You officially have one more fan!
xx
10/11/06 6:00 AM
Oh Avatar, you have fallen victim to the "It's always the next one" syndrome. It happens all too frequently. I think it is something in us, as this has happened to me more times then I can count, that makes the man want to settle down, but not with us. I just figure we are too much of a good (wonderful, sexual, desirable) thing for them to handle. And therefore they are settling for a lesser version. At least that is what I tell myself and now my niece who just had it happen for the first time at 22.

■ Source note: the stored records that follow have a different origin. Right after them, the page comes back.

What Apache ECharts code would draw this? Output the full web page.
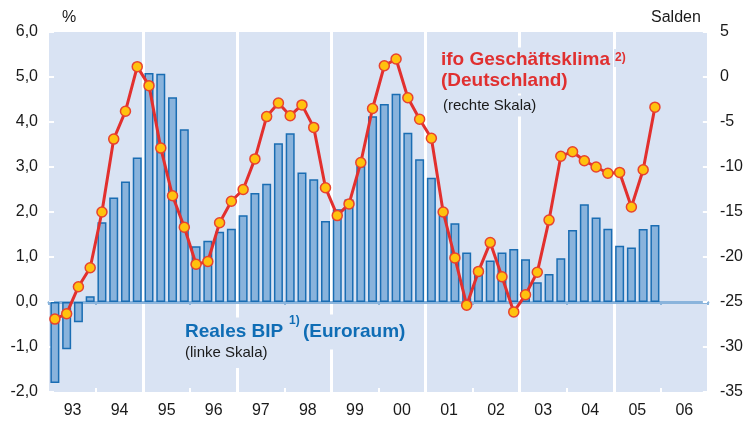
<!DOCTYPE html>
<html>
<head>
<meta charset="utf-8">
<script src="https://cdn.jsdelivr.net/npm/echarts@6/dist/echarts.min.js"></script>
<style>
html,body{margin:0;padding:0;background:#fff;}
#c{width:746px;height:421px;}
</style>
</head>
<body>
<div id="c"></div>
<script>
// Quarters 1993Q1 .. 2006Q4
const years = ['93','94','95','96','97','98','99','00','01','02','03','04','05','06'];
// Real GDP (euro area), % y/y, left axis
const bipValues = [
  -1.80, -1.05, -0.45, 0.13,
  1.77, 2.32, 2.68, 3.21,
  5.09, 5.07, 4.55, 3.84,
  1.24, 1.36, 1.56, 1.63,
  1.93, 2.42, 2.63, 3.53,
  3.75, 2.88, 2.73, 1.80,
  2.06, 2.28, 3.02, 4.13,
  4.40, 4.63, 3.76, 3.17,
  2.76, 2.02, 1.75, 1.10,
  0.66, 0.92, 1.10, 1.18,
  0.95, 0.44, 0.62, 0.97,
  1.60, 2.17, 1.88, 1.63,
  1.25, 1.21, 1.62, 1.71
];
// ifo business climate (Germany), balances, right axis
const ifoValues = [
  -26.9, -26.3, -23.3, -21.2,
  -15.0, -6.9, -3.8, 1.15,
  -0.96, -7.9, -13.2, -16.7,
  -20.8, -20.5, -16.2, -13.8,
  -12.5, -9.1, -4.4, -2.9,
  -4.3, -3.1, -5.6, -12.3,
  -15.4, -14.1, -9.5, -3.5,
  1.25, 2.0, -2.3, -4.7,
  -6.8, -15.0, -20.1, -25.35,
  -21.6, -18.4, -22.2, -26.1,
  -24.2, -21.7, -15.9, -8.8,
  -8.3, -9.3, -10.0, -10.7,
  -10.6, -14.45, -10.3, -3.35
];
const leftTicks = { min: -2, max: 6, interval: 1 };
const rightTicks = { min: -35, max: 5, interval: 5 };

const quarters = [];
years.forEach(y => { for (let q = 1; q <= 4; q++) quarters.push(y + 'Q' + q); });
const pad = arr => arr.concat(new Array(quarters.length - arr.length).fill(null));

const FONT = '"Liberation Sans", Arial, sans-serif';
const BG = '#d9e3f3';

const chart = echarts.init(document.getElementById('c'), null, { renderer: 'canvas' });
chart.setOption({
  animation: false,
  backgroundColor: '#ffffff',
  textStyle: { fontFamily: FONT },
  grid: { left: 49, right: 36, top: 32, bottom: 29, show: true, backgroundColor: BG, borderWidth: 0 },
  xAxis: [
    {
      type: 'category', data: quarters, boundaryGap: true,
      axisLine: { show: true, onZero: true, lineStyle: { color: '#8ab4dc', width: 3 } },
      axisTick: { show: true, length: 3, lineStyle: { color: '#8ab4dc', width: 2 },
        interval: (i) => i % 8 === 4 || i === 0 || i === 52 },
      axisLabel: { show: false },
      splitLine: { show: false }
    },
    {
      type: 'category', data: years, boundaryGap: true, position: 'bottom',
      axisLine: { show: false, onZero: false },
      axisTick: { show: true, inside: true, length: 4, lineStyle: { color: '#ffffff', width: 2 },
        interval: (i) => i % 2 === 1 },
      axisLabel: { show: true, color: '#1a1a1a', fontSize: 16, fontFamily: FONT, margin: 11 },
      splitLine: { show: true, lineStyle: { color: '#ffffff', width: 3 },
        interval: (i) => i % 2 === 0 && i > 0 }
    }
  ],
  yAxis: [
    {
      type: 'value', position: 'left', min: leftTicks.min, max: leftTicks.max, interval: leftTicks.interval,
      axisLine: { show: false },
      axisTick: { show: true, inside: true, length: 5, lineStyle: { color: '#ffffff', width: 2 } },
      axisLabel: { color: '#1a1a1a', fontSize: 16, fontFamily: FONT, margin: 11,
        formatter: v => v.toFixed(1).replace('.', ',') },
      splitLine: { show: false }
    },
    {
      type: 'value', position: 'right', min: rightTicks.min, max: rightTicks.max, interval: rightTicks.interval,
      axisLine: { show: false },
      axisTick: { show: true, inside: true, length: 5, lineStyle: { color: '#ffffff', width: 2 } },
      axisLabel: { color: '#1a1a1a', fontSize: 16, fontFamily: FONT, margin: 12 },
      splitLine: { show: false }
    }
  ],
  series: [
    {
      type: 'bar', xAxisIndex: 0, yAxisIndex: 0, data: pad(bipValues),
      barWidth: 9,
      itemStyle: { color: '#89b3dc', borderColor: '#1a6db3', borderWidth: 1.5 }
    },
    {
      type: 'line', xAxisIndex: 0, yAxisIndex: 1, data: pad(ifoValues),
      symbol: 'circle', symbolSize: 10, showSymbol: true, showAllSymbol: true,
      lineStyle: { color: '#e2302e', width: 3 },
      itemStyle: { color: '#ffc20e', borderColor: '#e8432e', borderWidth: 1.5 },
      z: 5
    }
  ],
  graphic: [
    { type: 'text', left: 62, top: 10, style: { text: '%', font: '16px ' + FONT, fill: '#1a1a1a' } },
    { type: 'text', left: 651, top: 10, style: { text: 'Salden', font: '16px ' + FONT, fill: '#1a1a1a' } },
    { type: 'text', x: 439, y: 60, z: 3, style: { text: 'ifo Geschäftsklima', font: 'bold 19px ' + FONT,
      fill: '#e03030', verticalAlign: 'middle', backgroundColor: BG, padding: [3, 2, 3, 2] } },
    { type: 'text', x: 614, y: 58, z: 3, style: { text: '2)', font: 'bold 12px ' + FONT,
      fill: '#e03030', verticalAlign: 'middle', backgroundColor: BG, padding: [3, 2, 3, 1] } },
    { type: 'text', x: 439, y: 81, z: 3, style: { text: '(Deutschland)', font: 'bold 19px ' + FONT,
      fill: '#e03030', verticalAlign: 'middle', backgroundColor: BG, padding: [3, 2, 3, 2] } },
    { type: 'text', x: 441, y: 106, z: 3, style: { text: '(rechte Skala)', font: '15px ' + FONT,
      fill: '#1a1a1a', verticalAlign: 'middle', backgroundColor: BG, padding: [3, 2, 3, 2] } },
    { type: 'text', x: 183, y: 332, z: 3, style: { text: 'Reales BIP', font: 'bold 19px ' + FONT,
      fill: '#0f6db5', verticalAlign: 'middle', backgroundColor: BG, padding: [5, 2, 5, 2] } },
    { type: 'text', x: 288, y: 321, z: 3, style: { text: '1)', font: 'bold 12px ' + FONT,
      fill: '#0f6db5', verticalAlign: 'middle', backgroundColor: BG, padding: [3, 2, 3, 1] } },
    { type: 'text', x: 301, y: 332, z: 3, style: { text: '(Euroraum)', font: 'bold 19px ' + FONT,
      fill: '#0f6db5', verticalAlign: 'middle', backgroundColor: BG, padding: [8, 2, 8, 2] } },
    { type: 'text', x: 183, y: 353, z: 3, style: { text: '(linke Skala)', font: '15px ' + FONT,
      fill: '#1a1a1a', verticalAlign: 'middle', backgroundColor: BG, padding: [5, 2, 10, 2] } }
  ]
});
</script>
</body>
</html>
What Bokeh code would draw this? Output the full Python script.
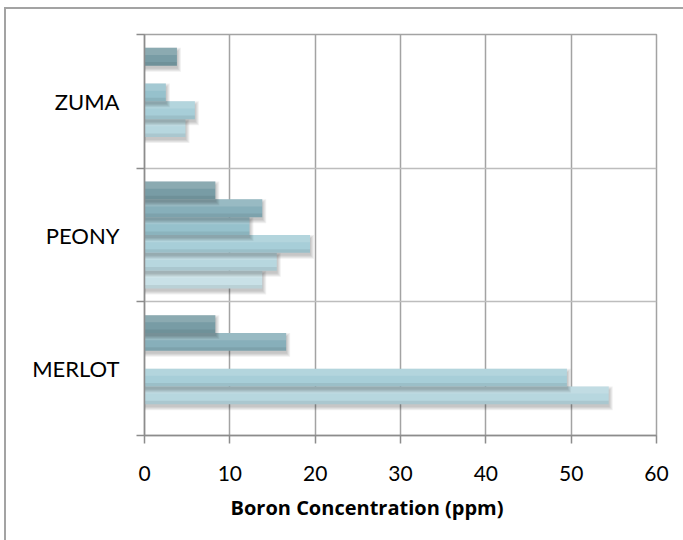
from bokeh.plotting import figure
from bokeh.models import Range1d, FixedTicker, ColumnDataSource, Title, InlineStyleSheet
from bokeh.embed import file_html
from bokeh.resources import INLINE

# Cultivars, bottom to top
categories = ["MERLOT", "PEONY", "ZUMA"]

# Boron concentration (ppm) per series, one value per cultivar (None = no measurement)
series_1 = [None, 13.8, None]
series_2 = [54.4, 15.5, 4.8]
series_3 = [49.5, 19.4, 5.9]
series_4 = [None, 12.3, 2.5]
series_5 = [16.6, 13.8, None]
series_6 = [8.3, 8.3, 3.8]
series = [series_1, series_2, series_3, series_4, series_5, series_6]

series_colors = ["#c9e1e7", "#b7d7df", "#a7ced8", "#96c1cc", "#87afba", "#789ca5"]

x_ticks = [0, 10, 20, 30, 40, 50, 60]
x_title = "Boron Concentration (ppm)"

FONT = "Lato"

p = figure(width=683, height=540, output_backend="svg", toolbar_location=None,
           x_range=Range1d(0, 60), y_range=Range1d(0, len(categories)),
           min_border_left=144, min_border_right=27, min_border_top=34,
           min_border_bottom=105)
p.background_fill_color = "white"
p.border_fill_color = "white"
p.outline_line_color = "#a3a3a3"
p.outline_line_width = 1.5

# chart-area border (left and top edges of the chart box)
p.stylesheets = [InlineStyleSheet(css="""
:host::after {
  content: "";
  position: absolute;
  left: 4px; top: 7px; width: 720px; height: 600px;
  border-left: 2px solid #a3a3a3;
  border-top: 2px solid #a3a3a3;
  pointer-events: none;
}
""")]

# slot geometry: six series per cultivar, 150% gap width
n = len(series)
bar_h = 1.0 / (n + 1.5)
px_y = len(categories) / 401.0
px_x = 60.0 / 512.0

for k, (vals, color) in enumerate(zip(series, series_colors), start=1):
    ys, rs = [], []
    for i, v in enumerate(vals):
        if v is None:
            continue
        ys.append(i + 0.5 + (k - (n + 1) / 2) * bar_h)
        rs.append(v)
    if not ys:
        continue
    # soft drop shadow below and to the right
    for j in range(4):
        sh = ColumnDataSource(dict(
            y=[y - 3 * px_y for y in ys],
            right=[r + (1.0 + j) * px_x for r in rs]))
        p.hbar(y="y", left=0, right="right", height=bar_h + 2 * j * px_y,
               source=sh, fill_color="black", fill_alpha=0.06, line_color=None)
    src = ColumnDataSource(dict(y=ys, right=rs))
    p.hbar(y="y", left=0, right="right", height=bar_h, source=src,
           fill_color=color, line_color=None)
    # light top half and darker lower edge for a rounded look
    top = ColumnDataSource(dict(y=[y + bar_h * 0.3 for y in ys], right=rs))
    p.hbar(y="y", left=0, right="right", height=bar_h * 0.4, source=top,
           fill_color="white", fill_alpha=0.14, line_color=None)
    bot = ColumnDataSource(dict(y=[y - bar_h * 0.4 for y in ys], right=rs))
    p.hbar(y="y", left=0, right="right", height=bar_h * 0.2, source=bot,
           fill_color="black", fill_alpha=0.07, line_color=None)

# x axis
p.xaxis.ticker = FixedTicker(ticks=x_ticks, minor_ticks=[])
p.xaxis.axis_line_color = "#8c8c8c"
p.xaxis.axis_line_width = 1.5
p.xaxis.major_tick_line_color = "#8c8c8c"
p.xaxis.major_tick_line_width = 1.5
p.xaxis.major_tick_out = 8
p.xaxis.major_tick_in = 0
p.xaxis.minor_tick_line_color = None
p.xaxis.major_label_standoff = 22
p.xaxis.major_label_text_font = FONT
p.xaxis.major_label_text_font_size = "21px"
p.xaxis.major_label_text_color = "black"

# y axis: labels at cultivar centres, tick marks at the band boundaries
centres = [i + 0.5 for i in range(len(categories))]
bounds = list(range(len(categories) + 1))
p.yaxis.ticker = FixedTicker(ticks=centres, minor_ticks=bounds)
p.yaxis.major_label_overrides = {c: name for c, name in zip(centres, categories)}
p.yaxis.major_tick_line_color = None
p.yaxis.major_tick_out = 0
p.yaxis.minor_tick_line_color = "#8c8c8c"
p.yaxis.minor_tick_line_width = 1.5
p.yaxis.minor_tick_out = 8
p.yaxis.minor_tick_in = 0
p.yaxis.axis_line_color = "#8c8c8c"
p.yaxis.axis_line_width = 1.5
p.yaxis.major_label_standoff = 17
p.yaxis.major_label_text_font = FONT
p.yaxis.major_label_text_font_size = "22px"
p.yaxis.major_label_text_color = "black"

# grids
p.xgrid.ticker = FixedTicker(ticks=x_ticks, minor_ticks=[])
p.xgrid.grid_line_color = "#a3a3a3"
p.xgrid.grid_line_width = 1.5
p.ygrid.ticker = FixedTicker(ticks=bounds, minor_ticks=[])
p.ygrid.grid_line_color = "#bdbdbd"
p.ygrid.grid_line_width = 1.5

p.add_layout(Title(text=x_title, align="left", offset=86, standoff=16,
                   text_font="Open Sans", text_font_size="20px",
                   text_font_style="bold", text_color="black"), "below")

open("out.html", "w").write(file_html(p, INLINE))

So just remember, we are better off without them. The best is still out there waiting for us. I found mine finally at 37 (we have been married now for 10 years) and you will too.
10/11/06 6:20 AM
I go through the same thing. for me, it's more like six (I think) of my past-serious-boyfriends getting married. how they, who are so...lacking, could get married, and I am the "omg almost thirty and still single!", is beyond me.
10/11/06 7:13 AM
I'm in that same club, whatever it is. I never seem to be Ms. Right, only Ms. Right Until I Find Something Better.
10/11/06 7:29 AM
Well, at least we don't turn them gay. And we don't have to iron their shirts...I don't iron. I don't dust, either :)
10/11/06 4:56 PM
Back to the cock: why does it look so waxy?
10/11/06 9:28 PM
I'm not sure if this is supposed to be any kind of collection point, but for what its worth we've joined the cockblogging craze.
Cheers
10/13/06 1:03 AM
Does that thing glow in the dark?
10/13/06 3:30 PM
There's definitely been some shaving or waxing going on.
10/13/06 5:56 PM
you know i'm her too
35 and almost every one of my exes married the woman he got with after me. or stayed with her for a very very long time.
and now i'm dateless for the fourth year running... joy.
fun isn't it?
10/14/06 11:10 AM
Oh. Dear. God.
Is he ashamed of his sack?
(I signed up for an account just to say that.)
10/14/06 6:10 PM
Spice: Thanks!
Pansysmum: Thank you for that. I've resolved to concentrate on other things, since my romantic desires are in direct conflict with my fear of committment.
Laby: Doesn't make sense, does it? It's like when the overbearing asshole that everybody hates gets promotions and raises and no one else does... WTF?
GigglePixie: I hear you. I'm Ms. Right-Before-The-One.
Pisser: Nope, that title belongs to my college friend. At least three of the guys she dated immediately started dating men after their relationships with her ended.
Exoterica: No idea. Maybe he lubes with melted candle wax...?
Pagan&pervert: Welcome aboard! I can't take credit, though. CBW was thought up by Anakalia of (nonw-defunct) Salacity.
Production manager: No idea, but how cool would that be?
Mo: Agreed. It's just a smidge TOO well groomed.
Bad influence girl: Nope. Not fun at all.
Lizzy: Welcome! And don't be a stranger.